Sunday, September 1, 2013

Stuff and Nonsense

There are some things that just make me scratch my head. Like toe hair. Why? What's the point? At what point in the history of humanity did survival come down to those 7 gnarly strands of hair on your toes? And people who take calls in the bathroom at work/Target/the airport. Do you seriously not care that the person on the other end can hear flushing? Seriously?

Other things make me say "Huh, you're weird." Mostly those things are about me. Like, on nights when I am left to my own devices, I get irrationally excited about being able to have a dinner that consists of cauliflower, succotash, swedish fish, and ice cream. No judgement. Buster (sweet, adoring, undiscriminating terrier that he is) gets just as excited about licking microwaved vegetable remains as he does about meat and potato scraps (that took way more time and far more dishes to prepare.)

Another "You're weird." realization was solidified for me today. I've kind of noticed it before, but today was a solid reinforcement that I, in fact, am more content to struggle up a rediculous hill than to enjoy a few miles of calm flatness. Today's long run took us up a familiar road, popular amongst Richmond runners for many reasons. Six lanes wide, with sidewalks, Grove Avenue is scenic, well-lit, connects to many pleasant neighborhoods, boasts the infamous Grove Avenue Water Stop (shout out to Sherie!), multiple gas stations for bathroom emergencies, and, the most essential of all running needs, Starbucks. I'm not much for numbers, so won't try to estimate how many times I've run that road, but I can easily say far more of my runs in the past 4 years have involved Grove Avenue than haven't.

We took Grove, in all its runner-friendly, sunny, flowered familiarity, right to its end, where we got to cruise down some lovely hills. (I call this neighborhood Southern Living. It's beautiful.) A nice jaunt past some ideal homes with to-die-for porches/yards, brisk clip around the U of R pond, and then it was time to head back up. Those. hills. are. steep. This wasn't news to me, I've been up them many a time. I often picture someone (my older brother??) standing in front of me with their hand on my forehead saying "Go ahead, move forward. Get up this hill. What's stopping you." And there I am, lowering my head like a bull, swinging my arms and going nowhere. That's kind of what those hills feel like. But for all their maddening enforcement of the laws of gravity, I like them. I like getting on the balls of my feet and encouraging myself not to die, telling my lungs they can make it through this. I enjoyed that part of my run so much more than those final 3 miles all the way back down sweet, unassuming Grove Avenue. Maybe it's because I was tired by that point, maybe it's because I've run it hundreds of times, but a part of me thinks it's that my mind is bored.
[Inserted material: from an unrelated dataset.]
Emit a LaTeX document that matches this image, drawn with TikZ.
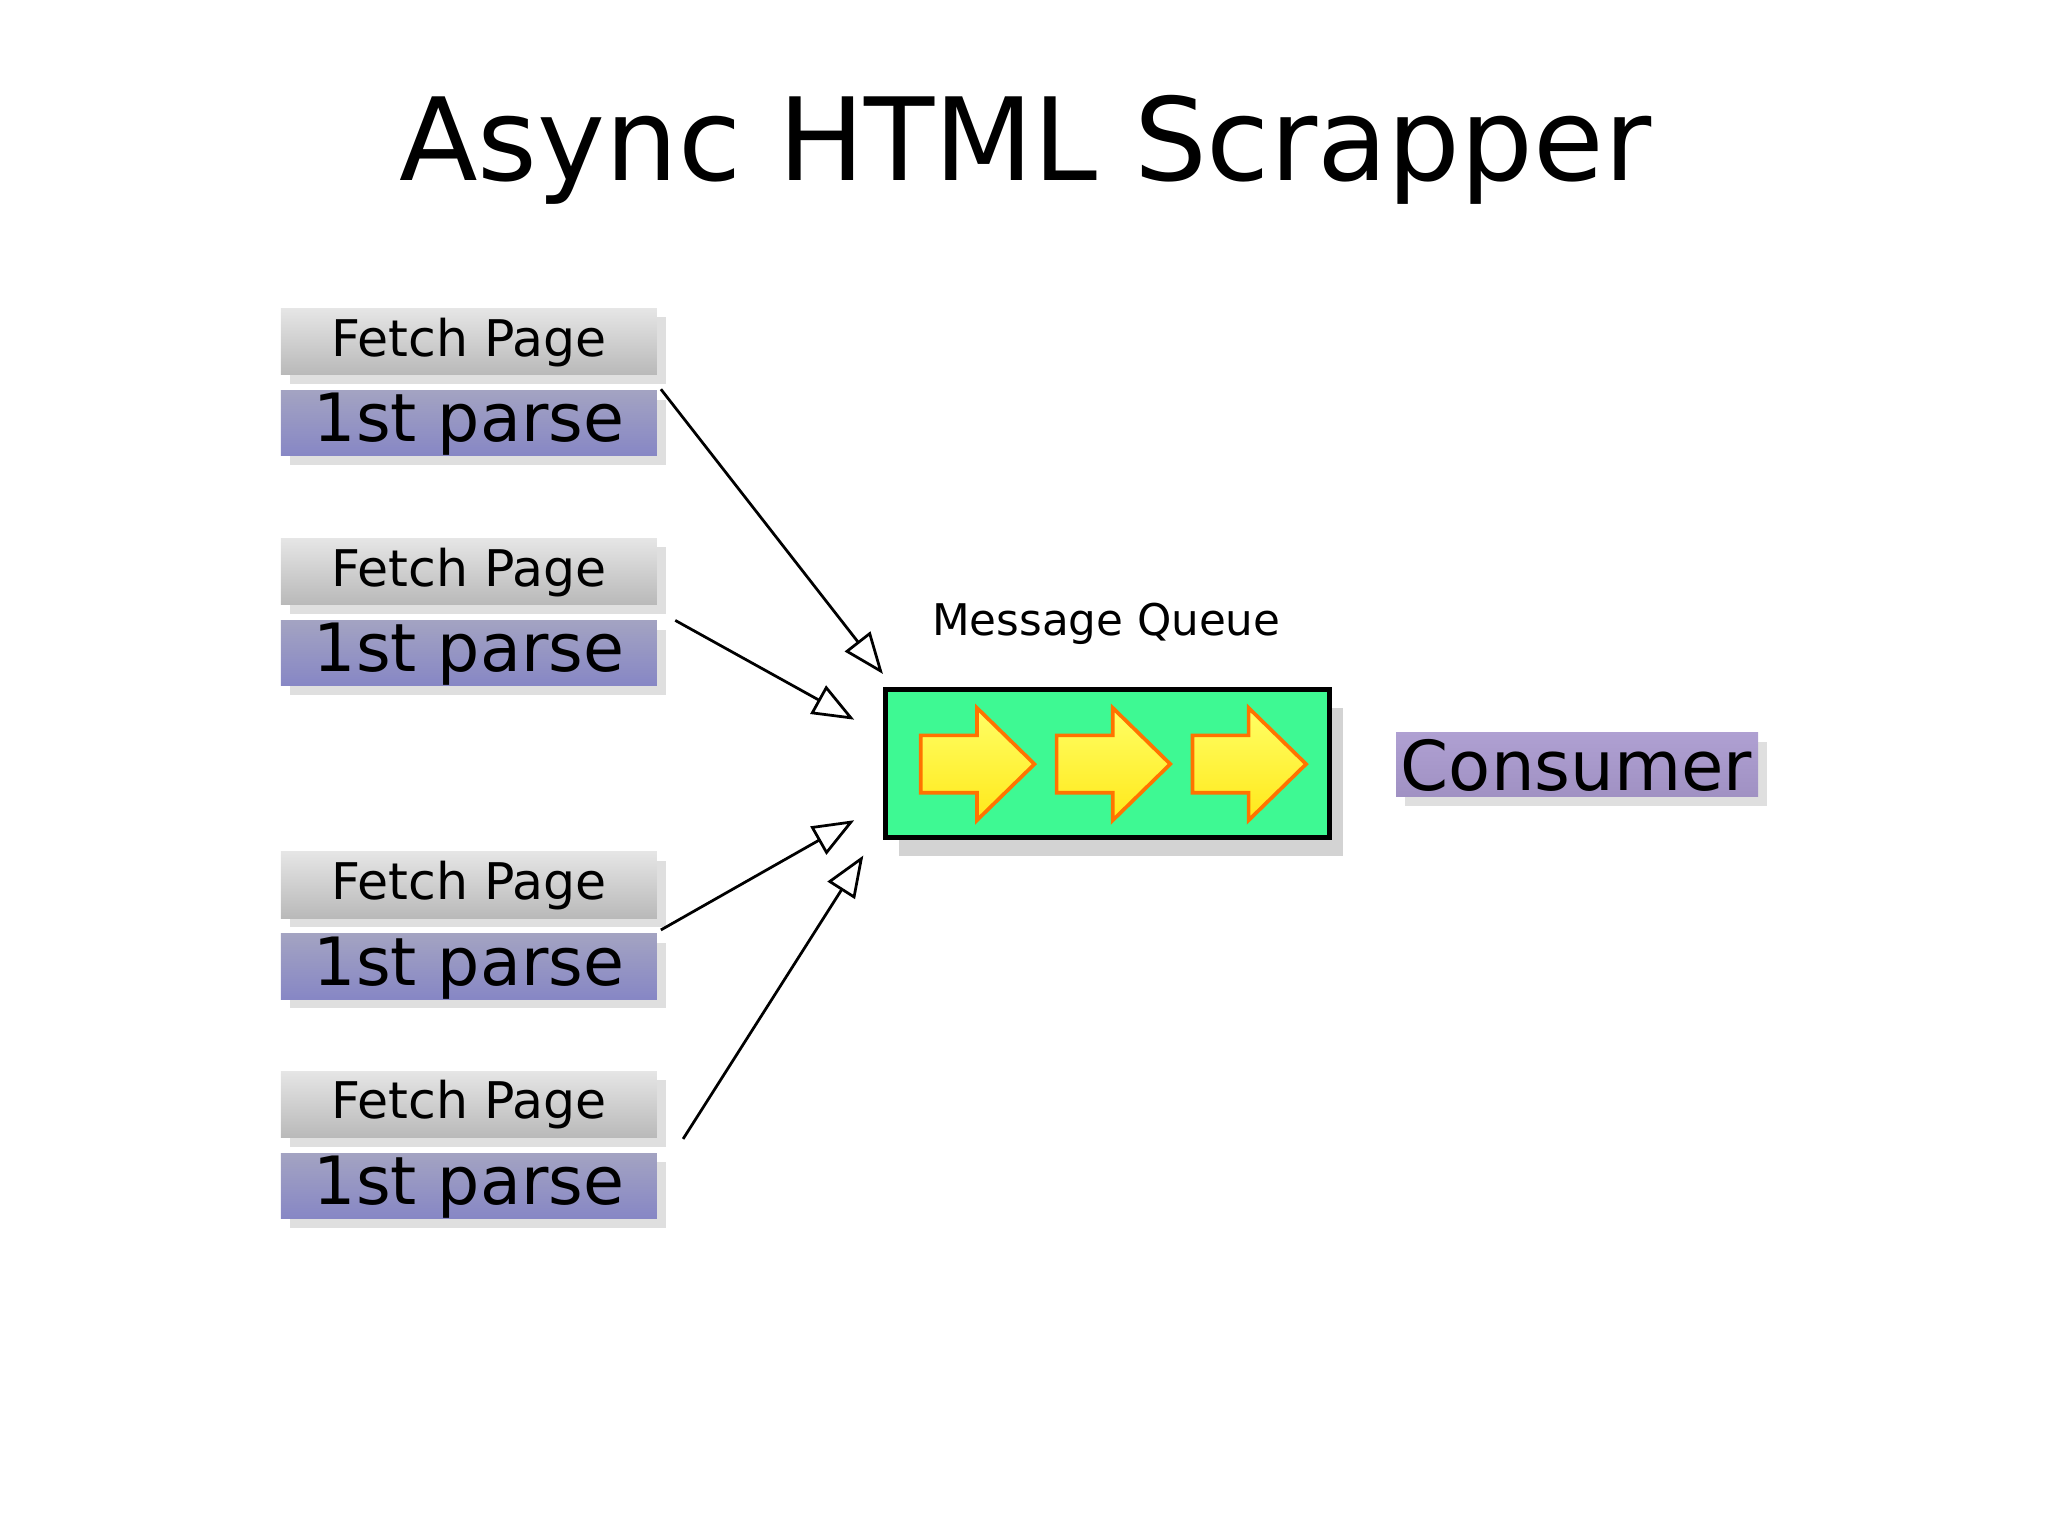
\documentclass[tikz,border=0pt]{standalone}
\usepackage{fontspec}
\setmainfont{DejaVu Sans}
\usetikzlibrary{arrows.meta,shadows}
\begin{document}
\begin{tikzpicture}[x=0.01cm,y=-0.01cm,
  fetch/.style={draw=none,top color=gray!20,bottom color=gray!55,drop shadow={shadow xshift=2pt,shadow yshift=-2pt,opacity=0.25}},
  parse/.style={draw=none,top color=blue!20!gray!60,bottom color=blue!35!gray!70,drop shadow={shadow xshift=2pt,shadow yshift=-2pt,opacity=0.25}},
  conn/.style={-{Triangle[open,length=9pt,width=7pt]},line width=0.6pt},
  yarrow/.style={draw=orange!90!red,line width=0.8pt,top color=yellow!60,bottom color=yellow!80!orange!90}]
\useasboundingbox (0,0) rectangle (1568,1176);
\node (title) at (785,115) {\fontsize{25}{30}\selectfont Async HTML Scrapper};
\foreach \n/\y in {1/236,2/412,3/652,4/820}{
  \fill[fetch] (215,\y) rectangle (503,\y+51);
  \node (f\n) at (359,\y+26) {\fontsize{11}{13}\selectfont Fetch Page};
  \fill[parse] (215,\y+63) rectangle (503,\y+113);
  \node (p\n) at (359,\y+89) {\fontsize{14.5}{17}\selectfont 1st parse};
}
\draw[fill={rgb,255:red,62;green,249;blue,147},line width=1pt,drop shadow={shadow xshift=3pt,shadow yshift=-4pt,opacity=0.35}] (678,528) rectangle (1018,641);
\node (mqlabel) at (847,478) {\fontsize{9.5}{11}\selectfont Message Queue};
\foreach \x in {705,809,913}{
  \draw[yarrow] (\x,563) -- (\x+43,563) -- (\x+43,542) -- (\x+87,585) -- (\x+43,628) -- (\x+43,607) -- (\x,607) -- cycle;
}
\fill[draw=none,top color={rgb,255:red,175;green,160;blue,210},bottom color={rgb,255:red,160;green,145;blue,195},drop shadow={shadow xshift=2pt,shadow yshift=-2pt,opacity=0.25}] (1069,561) rectangle (1346,610);
\node (cons) at (1207,586) {\fontsize{15}{18}\selectfont Consumer};
\coordinate (s1) at (506,298); \coordinate (e1) at (676,516);
\coordinate (s2) at (517,475); \coordinate (e2) at (654,551);
\coordinate (s3) at (506,712); \coordinate (e3) at (654,628);
\coordinate (s4) at (523,872); \coordinate (e4) at (661,655);
\foreach \i in {1,2,3,4}{\draw[conn] (s\i) -- (e\i);}
\end{tikzpicture}
\end{document}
And that's weird. It's been said a million (billion?) times how much of running is mental. But for me, I've lately found myself enjoying those runs that allow me to focus on one repeat at a time- whether it's an 800, a lap around the track, or getting to the top of a hill, I find it so much easier to engage, be present, and enjoy the run than plodding along straight miles. It's funny to me because I often tout my ability to zone out while running, and just shut my brain off. There are times when that happens, when I look at my watch and realize I've gone 30, 40 minutes without "thinking". Looking back, I realize those runs almost always involved me trying to keep up with a group, enjoying someone's company, or focusing on the twists and turns of a trail- so focused on my next step and not landing on a rock/root/ledge that there was no room in my brain for things like work, paces, or the fact that my refusal to join in the company carpool program is contributing to Earth's slow but inevitable melting.

So there it is. My brain likes to be involved in my workouts. Who knew?